* DIRECTIONS FOR THIS TASK: Return, exactly as written, the run of lines that begins at the line containing "Write the React, TypeScript" and ends at the line containing "3.219, 3.168, 3.113];". Nothing outside that run belongs in the answer.

* LISTED RECORDS:
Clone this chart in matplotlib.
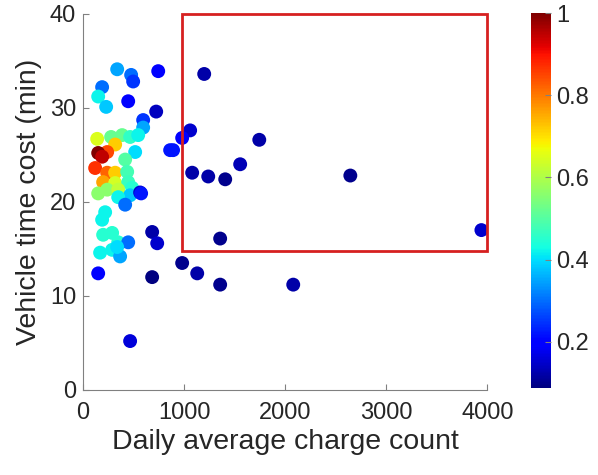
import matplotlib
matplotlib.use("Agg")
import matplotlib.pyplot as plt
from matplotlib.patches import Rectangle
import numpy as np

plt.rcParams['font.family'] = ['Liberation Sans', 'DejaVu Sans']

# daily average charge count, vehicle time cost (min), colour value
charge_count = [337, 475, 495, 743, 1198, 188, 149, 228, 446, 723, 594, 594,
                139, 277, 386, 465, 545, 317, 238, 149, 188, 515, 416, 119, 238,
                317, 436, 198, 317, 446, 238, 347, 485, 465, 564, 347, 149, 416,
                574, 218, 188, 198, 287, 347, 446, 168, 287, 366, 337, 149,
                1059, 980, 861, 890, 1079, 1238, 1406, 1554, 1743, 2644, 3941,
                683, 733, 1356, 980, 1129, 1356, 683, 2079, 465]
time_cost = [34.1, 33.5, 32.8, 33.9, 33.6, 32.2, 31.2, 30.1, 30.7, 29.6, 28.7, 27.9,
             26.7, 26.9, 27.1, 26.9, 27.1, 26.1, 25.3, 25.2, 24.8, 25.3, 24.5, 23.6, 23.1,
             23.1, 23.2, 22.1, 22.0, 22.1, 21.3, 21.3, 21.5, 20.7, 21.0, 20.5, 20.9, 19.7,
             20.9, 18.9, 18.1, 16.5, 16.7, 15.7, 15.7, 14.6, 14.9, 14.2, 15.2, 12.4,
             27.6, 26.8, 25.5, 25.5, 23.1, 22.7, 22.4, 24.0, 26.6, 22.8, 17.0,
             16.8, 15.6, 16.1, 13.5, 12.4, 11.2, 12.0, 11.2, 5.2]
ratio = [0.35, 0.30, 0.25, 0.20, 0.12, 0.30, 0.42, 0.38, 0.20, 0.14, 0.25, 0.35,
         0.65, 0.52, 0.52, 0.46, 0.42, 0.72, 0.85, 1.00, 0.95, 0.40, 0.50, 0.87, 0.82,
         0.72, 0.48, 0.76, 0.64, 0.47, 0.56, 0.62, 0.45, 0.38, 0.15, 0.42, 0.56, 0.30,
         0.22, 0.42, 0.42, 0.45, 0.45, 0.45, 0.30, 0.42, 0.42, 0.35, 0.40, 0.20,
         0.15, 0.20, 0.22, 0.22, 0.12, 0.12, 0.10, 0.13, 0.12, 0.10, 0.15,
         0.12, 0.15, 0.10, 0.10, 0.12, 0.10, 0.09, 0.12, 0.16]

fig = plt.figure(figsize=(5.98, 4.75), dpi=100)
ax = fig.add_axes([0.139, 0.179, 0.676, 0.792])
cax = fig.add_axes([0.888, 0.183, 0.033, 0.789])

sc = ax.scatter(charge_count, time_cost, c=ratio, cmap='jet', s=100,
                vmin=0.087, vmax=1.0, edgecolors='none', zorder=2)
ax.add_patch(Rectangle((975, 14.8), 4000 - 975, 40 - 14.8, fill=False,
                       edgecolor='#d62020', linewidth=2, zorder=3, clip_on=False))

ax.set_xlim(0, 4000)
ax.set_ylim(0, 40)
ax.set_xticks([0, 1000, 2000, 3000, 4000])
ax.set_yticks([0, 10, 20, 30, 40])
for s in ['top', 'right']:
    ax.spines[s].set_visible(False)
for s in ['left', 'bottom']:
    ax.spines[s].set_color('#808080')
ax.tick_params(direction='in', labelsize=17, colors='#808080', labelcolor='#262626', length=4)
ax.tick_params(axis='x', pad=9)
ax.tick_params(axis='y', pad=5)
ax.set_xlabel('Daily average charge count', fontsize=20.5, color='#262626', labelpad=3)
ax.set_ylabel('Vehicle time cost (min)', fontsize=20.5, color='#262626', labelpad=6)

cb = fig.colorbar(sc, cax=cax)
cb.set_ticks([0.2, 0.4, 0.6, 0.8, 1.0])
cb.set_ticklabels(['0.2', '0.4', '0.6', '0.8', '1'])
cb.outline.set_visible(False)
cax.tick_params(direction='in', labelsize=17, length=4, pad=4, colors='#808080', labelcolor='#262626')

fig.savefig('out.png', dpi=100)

...

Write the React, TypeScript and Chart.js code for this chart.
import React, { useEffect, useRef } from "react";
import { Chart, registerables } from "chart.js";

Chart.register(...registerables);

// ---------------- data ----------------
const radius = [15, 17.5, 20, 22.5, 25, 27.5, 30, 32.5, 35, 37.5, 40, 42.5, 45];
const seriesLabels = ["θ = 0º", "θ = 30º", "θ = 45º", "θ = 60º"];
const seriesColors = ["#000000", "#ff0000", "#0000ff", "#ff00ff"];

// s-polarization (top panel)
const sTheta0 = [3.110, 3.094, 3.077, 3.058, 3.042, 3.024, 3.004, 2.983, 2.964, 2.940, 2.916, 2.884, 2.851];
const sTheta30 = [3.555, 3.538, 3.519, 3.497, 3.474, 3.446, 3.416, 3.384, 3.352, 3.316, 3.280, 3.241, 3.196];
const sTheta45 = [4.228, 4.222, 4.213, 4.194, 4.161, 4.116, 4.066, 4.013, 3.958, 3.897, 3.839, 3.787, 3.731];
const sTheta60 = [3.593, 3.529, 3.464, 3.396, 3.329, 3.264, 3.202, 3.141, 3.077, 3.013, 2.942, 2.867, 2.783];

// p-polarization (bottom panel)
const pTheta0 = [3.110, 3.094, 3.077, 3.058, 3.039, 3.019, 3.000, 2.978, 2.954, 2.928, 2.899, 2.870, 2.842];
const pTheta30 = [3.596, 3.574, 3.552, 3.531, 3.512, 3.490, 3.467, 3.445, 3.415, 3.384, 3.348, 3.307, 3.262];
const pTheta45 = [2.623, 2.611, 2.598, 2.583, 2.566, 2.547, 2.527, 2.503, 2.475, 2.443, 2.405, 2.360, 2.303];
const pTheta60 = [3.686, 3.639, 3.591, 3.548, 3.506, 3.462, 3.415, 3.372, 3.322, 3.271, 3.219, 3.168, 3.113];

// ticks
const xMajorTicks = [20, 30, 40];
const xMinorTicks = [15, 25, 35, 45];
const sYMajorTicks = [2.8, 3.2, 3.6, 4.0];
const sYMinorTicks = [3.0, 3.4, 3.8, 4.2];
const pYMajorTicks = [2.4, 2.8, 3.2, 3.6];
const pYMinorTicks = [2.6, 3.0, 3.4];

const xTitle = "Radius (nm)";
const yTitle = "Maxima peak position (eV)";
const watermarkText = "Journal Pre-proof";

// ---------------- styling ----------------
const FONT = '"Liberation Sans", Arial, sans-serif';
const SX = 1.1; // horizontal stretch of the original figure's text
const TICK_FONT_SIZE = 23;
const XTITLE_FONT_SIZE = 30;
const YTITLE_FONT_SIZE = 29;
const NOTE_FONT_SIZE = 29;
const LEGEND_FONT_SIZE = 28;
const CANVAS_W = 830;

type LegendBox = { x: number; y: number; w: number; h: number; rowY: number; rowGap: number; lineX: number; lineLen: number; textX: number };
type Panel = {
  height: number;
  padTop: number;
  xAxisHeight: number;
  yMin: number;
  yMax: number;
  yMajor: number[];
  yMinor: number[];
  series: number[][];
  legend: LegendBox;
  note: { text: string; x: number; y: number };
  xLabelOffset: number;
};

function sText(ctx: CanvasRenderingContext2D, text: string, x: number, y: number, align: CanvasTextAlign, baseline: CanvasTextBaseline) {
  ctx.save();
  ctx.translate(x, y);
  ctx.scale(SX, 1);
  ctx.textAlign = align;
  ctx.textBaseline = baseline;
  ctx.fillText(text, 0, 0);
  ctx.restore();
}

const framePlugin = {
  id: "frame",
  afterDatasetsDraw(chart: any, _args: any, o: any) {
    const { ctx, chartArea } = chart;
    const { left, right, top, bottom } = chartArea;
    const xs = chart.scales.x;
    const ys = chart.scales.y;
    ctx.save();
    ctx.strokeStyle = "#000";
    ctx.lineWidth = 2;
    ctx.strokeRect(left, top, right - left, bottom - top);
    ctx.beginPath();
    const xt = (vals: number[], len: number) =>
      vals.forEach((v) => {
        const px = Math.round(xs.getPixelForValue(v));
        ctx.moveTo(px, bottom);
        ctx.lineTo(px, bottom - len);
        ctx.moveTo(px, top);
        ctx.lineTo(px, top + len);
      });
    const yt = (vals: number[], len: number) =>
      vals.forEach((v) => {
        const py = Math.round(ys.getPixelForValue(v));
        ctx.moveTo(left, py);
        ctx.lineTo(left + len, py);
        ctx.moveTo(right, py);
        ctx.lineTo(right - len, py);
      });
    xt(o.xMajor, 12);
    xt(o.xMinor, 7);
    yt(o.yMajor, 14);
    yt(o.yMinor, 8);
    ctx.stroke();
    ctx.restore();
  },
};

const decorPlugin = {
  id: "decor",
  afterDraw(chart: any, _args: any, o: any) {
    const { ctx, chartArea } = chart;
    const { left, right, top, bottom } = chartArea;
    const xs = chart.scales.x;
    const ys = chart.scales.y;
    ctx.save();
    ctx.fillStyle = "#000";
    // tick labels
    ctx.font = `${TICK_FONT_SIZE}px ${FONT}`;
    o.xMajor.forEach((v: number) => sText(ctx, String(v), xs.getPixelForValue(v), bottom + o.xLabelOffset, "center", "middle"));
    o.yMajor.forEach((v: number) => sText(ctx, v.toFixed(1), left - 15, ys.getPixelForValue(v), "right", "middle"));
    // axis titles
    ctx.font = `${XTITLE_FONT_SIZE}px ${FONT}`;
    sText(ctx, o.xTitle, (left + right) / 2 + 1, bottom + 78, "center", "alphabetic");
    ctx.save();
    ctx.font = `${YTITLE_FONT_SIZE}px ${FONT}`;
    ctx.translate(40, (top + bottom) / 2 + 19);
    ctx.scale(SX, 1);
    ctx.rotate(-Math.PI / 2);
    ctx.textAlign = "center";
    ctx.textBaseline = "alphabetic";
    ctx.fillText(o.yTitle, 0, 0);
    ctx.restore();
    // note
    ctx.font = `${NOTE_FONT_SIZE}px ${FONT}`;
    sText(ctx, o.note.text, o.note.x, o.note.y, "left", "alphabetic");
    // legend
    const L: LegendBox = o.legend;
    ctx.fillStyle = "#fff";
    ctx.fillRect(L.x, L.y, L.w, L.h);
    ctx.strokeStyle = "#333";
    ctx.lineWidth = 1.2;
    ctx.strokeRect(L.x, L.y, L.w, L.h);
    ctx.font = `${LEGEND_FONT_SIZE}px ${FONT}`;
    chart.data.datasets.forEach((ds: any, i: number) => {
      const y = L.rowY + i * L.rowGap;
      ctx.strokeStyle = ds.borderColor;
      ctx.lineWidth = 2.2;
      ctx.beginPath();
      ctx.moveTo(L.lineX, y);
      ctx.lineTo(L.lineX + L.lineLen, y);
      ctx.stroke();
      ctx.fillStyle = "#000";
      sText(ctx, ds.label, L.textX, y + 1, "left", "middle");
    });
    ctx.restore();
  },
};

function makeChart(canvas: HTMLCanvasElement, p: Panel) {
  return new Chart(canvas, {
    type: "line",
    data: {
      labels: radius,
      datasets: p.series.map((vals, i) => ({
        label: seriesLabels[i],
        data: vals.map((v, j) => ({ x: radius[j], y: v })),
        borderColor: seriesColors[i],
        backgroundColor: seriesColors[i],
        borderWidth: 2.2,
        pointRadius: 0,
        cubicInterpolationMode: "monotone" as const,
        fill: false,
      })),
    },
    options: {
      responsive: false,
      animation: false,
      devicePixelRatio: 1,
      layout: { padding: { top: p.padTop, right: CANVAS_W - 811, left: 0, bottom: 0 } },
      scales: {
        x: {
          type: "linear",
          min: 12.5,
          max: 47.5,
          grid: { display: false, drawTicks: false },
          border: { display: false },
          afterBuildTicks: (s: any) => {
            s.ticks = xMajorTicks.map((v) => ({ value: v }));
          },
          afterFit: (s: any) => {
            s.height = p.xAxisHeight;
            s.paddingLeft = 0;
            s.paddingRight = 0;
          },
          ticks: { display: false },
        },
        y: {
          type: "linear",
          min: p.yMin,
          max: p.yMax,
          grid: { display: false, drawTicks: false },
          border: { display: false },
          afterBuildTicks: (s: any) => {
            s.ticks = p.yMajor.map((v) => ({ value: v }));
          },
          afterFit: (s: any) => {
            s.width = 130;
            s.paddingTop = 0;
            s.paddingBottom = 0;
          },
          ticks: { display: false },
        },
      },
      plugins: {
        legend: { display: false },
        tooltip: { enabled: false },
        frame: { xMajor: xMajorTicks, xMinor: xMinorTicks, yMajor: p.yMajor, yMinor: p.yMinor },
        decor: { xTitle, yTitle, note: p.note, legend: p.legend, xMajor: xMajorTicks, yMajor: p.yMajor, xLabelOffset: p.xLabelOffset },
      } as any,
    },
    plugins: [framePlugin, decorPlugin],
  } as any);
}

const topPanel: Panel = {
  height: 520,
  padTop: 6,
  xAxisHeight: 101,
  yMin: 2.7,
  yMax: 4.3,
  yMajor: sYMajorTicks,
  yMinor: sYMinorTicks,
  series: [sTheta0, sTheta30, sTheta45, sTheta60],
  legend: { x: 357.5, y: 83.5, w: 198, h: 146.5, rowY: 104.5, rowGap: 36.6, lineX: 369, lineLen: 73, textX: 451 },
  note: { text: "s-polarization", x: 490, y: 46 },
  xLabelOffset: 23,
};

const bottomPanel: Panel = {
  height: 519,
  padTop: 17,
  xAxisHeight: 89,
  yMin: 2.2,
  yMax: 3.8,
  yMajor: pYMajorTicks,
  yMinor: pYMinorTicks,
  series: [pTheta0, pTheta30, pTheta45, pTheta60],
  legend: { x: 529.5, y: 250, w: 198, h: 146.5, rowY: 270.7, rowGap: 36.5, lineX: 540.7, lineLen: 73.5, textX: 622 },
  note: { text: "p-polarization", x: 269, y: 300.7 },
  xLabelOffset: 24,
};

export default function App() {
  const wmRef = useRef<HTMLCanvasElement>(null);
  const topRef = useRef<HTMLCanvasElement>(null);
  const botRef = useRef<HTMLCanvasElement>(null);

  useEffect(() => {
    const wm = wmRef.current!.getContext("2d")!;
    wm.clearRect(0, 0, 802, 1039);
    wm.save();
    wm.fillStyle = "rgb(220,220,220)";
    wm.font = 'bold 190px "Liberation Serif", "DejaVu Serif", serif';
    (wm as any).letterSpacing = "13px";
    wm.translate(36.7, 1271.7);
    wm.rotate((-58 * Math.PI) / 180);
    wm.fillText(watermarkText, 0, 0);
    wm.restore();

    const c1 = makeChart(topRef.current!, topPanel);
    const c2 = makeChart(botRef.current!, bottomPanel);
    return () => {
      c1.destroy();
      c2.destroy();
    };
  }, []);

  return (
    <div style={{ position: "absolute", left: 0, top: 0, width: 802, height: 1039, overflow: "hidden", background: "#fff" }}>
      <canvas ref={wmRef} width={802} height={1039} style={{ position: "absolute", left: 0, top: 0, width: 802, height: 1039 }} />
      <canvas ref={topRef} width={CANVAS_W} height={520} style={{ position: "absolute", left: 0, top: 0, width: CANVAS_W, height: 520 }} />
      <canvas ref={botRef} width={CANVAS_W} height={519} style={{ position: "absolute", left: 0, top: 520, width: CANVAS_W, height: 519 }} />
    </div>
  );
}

* OUTPUT:
Write the React, TypeScript and Chart.js code for this chart.
import React, { useEffect, useRef } from "react";
import { Chart, registerables } from "chart.js";

Chart.register(...registerables);

// ---------------- data ----------------
const radius = [15, 17.5, 20, 22.5, 25, 27.5, 30, 32.5, 35, 37.5, 40, 42.5, 45];
const seriesLabels = ["θ = 0º", "θ = 30º", "θ = 45º", "θ = 60º"];
const seriesColors = ["#000000", "#ff0000", "#0000ff", "#ff00ff"];

// s-polarization (top panel)
const sTheta0 = [3.110, 3.094, 3.077, 3.058, 3.042, 3.024, 3.004, 2.983, 2.964, 2.940, 2.916, 2.884, 2.851];
const sTheta30 = [3.555, 3.538, 3.519, 3.497, 3.474, 3.446, 3.416, 3.384, 3.352, 3.316, 3.280, 3.241, 3.196];
const sTheta45 = [4.228, 4.222, 4.213, 4.194, 4.161, 4.116, 4.066, 4.013, 3.958, 3.897, 3.839, 3.787, 3.731];
const sTheta60 = [3.593, 3.529, 3.464, 3.396, 3.329, 3.264, 3.202, 3.141, 3.077, 3.013, 2.942, 2.867, 2.783];

// p-polarization (bottom panel)
const pTheta0 = [3.110, 3.094, 3.077, 3.058, 3.039, 3.019, 3.000, 2.978, 2.954, 2.928, 2.899, 2.870, 2.842];
const pTheta30 = [3.596, 3.574, 3.552, 3.531, 3.512, 3.490, 3.467, 3.445, 3.415, 3.384, 3.348, 3.307, 3.262];
const pTheta45 = [2.623, 2.611, 2.598, 2.583, 2.566, 2.547, 2.527, 2.503, 2.475, 2.443, 2.405, 2.360, 2.303];
const pTheta60 = [3.686, 3.639, 3.591, 3.548, 3.506, 3.462, 3.415, 3.372, 3.322, 3.271, 3.219, 3.168, 3.113];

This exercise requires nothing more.